The New York Jets defeated the Baltimore Colts 16-7 on the 12th of January 1969 at the Orange Bowl in Miami, Florida. The Jets built a 16-0 lead through three field goals by Jim Turner and a touchdown run by Matt Snell before the Colts scored their only points in the final minutes.
Why was Joe Namath's Super Bowl III guarantee famous?
Three days before the game, Namath publicly told the audience at the Miami Touchdown Club, "We're gonna win the game. I guarantee it." The Jets were listed as 18-point underdogs, making the prediction widely mocked. After the Jets won 16-7, Namath's guarantee became one of the most cited moments in NFL history.
Who was named MVP of Super Bowl III?
Joe Namath was named MVP after completing 17 of 28 passes for 206 yards without a touchdown or an interception. He is the only quarterback to win Super Bowl MVP without throwing a touchdown pass.
How many people watched Super Bowl III on television?
41.66 million people in the United States watched Super Bowl III on NBC. The broadcast earned a rating of 36 and a market share of 70. The game was not shown live in Miami due to the leagues' unconditional local blackout rules.
Why did the Baltimore Colts lose Super Bowl III?

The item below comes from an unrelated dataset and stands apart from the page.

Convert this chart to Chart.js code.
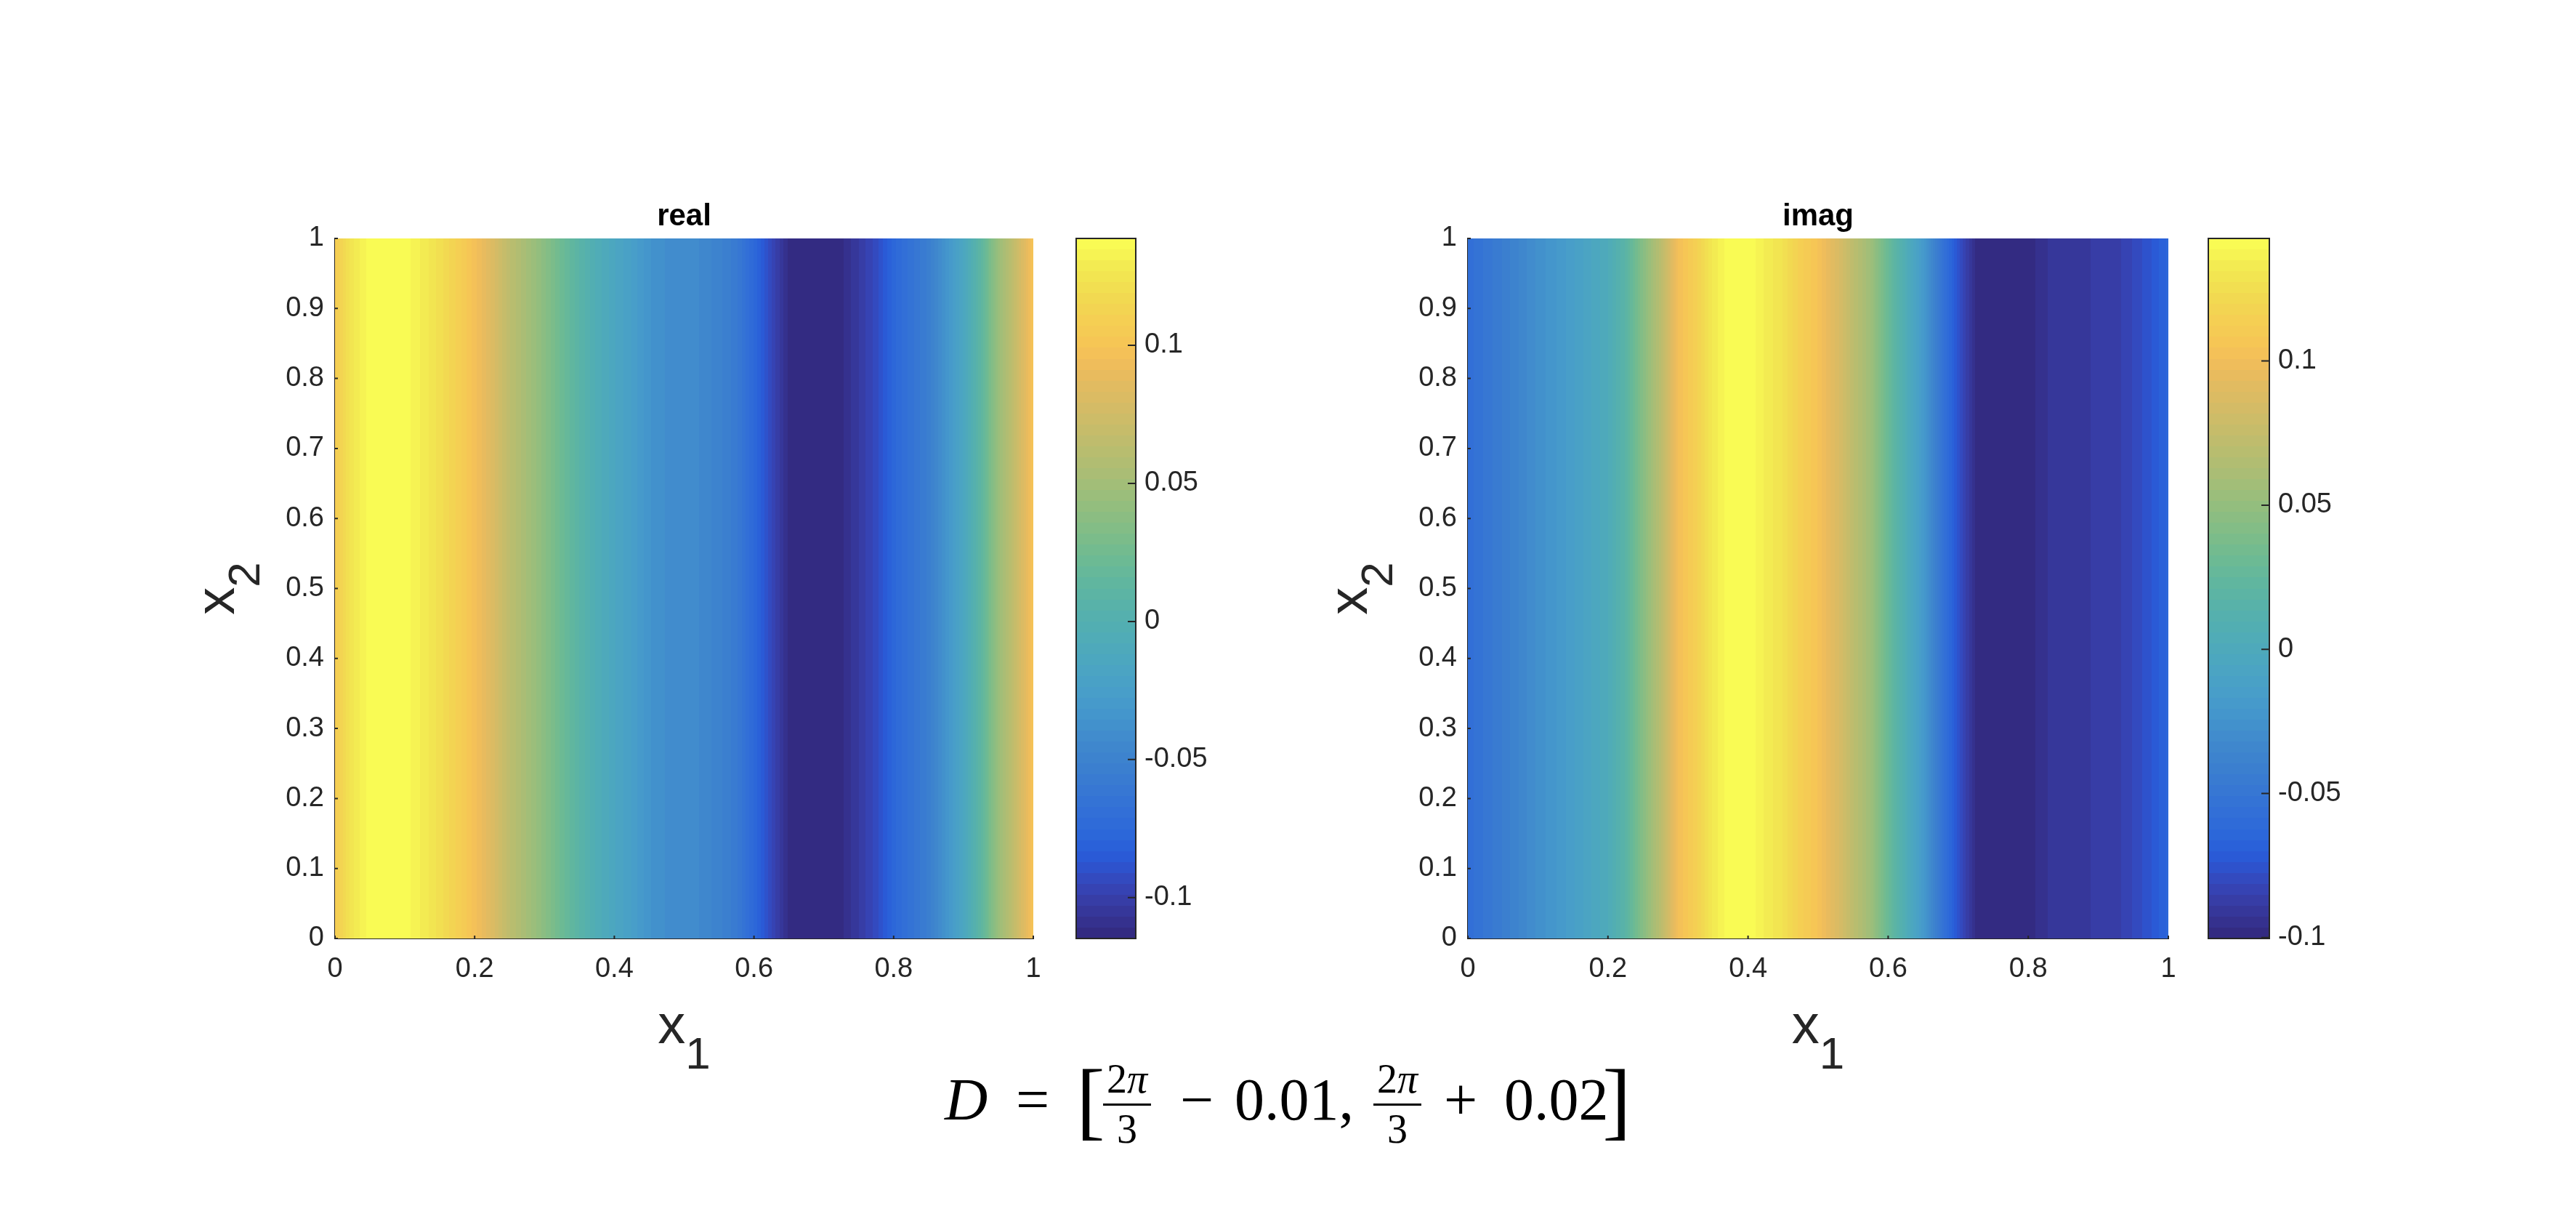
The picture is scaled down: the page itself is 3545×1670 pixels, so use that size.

The Colts threw four interceptions, including three by starting quarterback Earl Morrall, and failed to score in the first three quarters. The Jets exploited single coverage on George Sauer, who caught 8 passes for 133 yards, while using injured wide receiver Don Maynard as a decoy. The Colts' zone defense, which was common in the AFL, gave them no advantage over a Jets offense accustomed to attacking it.
What records did Super Bowl III set?
Matt Snell set a Super Bowl rushing record with 121 yards on 30 carries. Randy Beverly became the first player to record two interceptions in a Super Bowl. Jim Turner attempted a then-record 5 field goals. Namath's 28 pass attempts without an interception set a record, and Morrall's 9.3 passer rating ranked among the worst in Super Bowl history.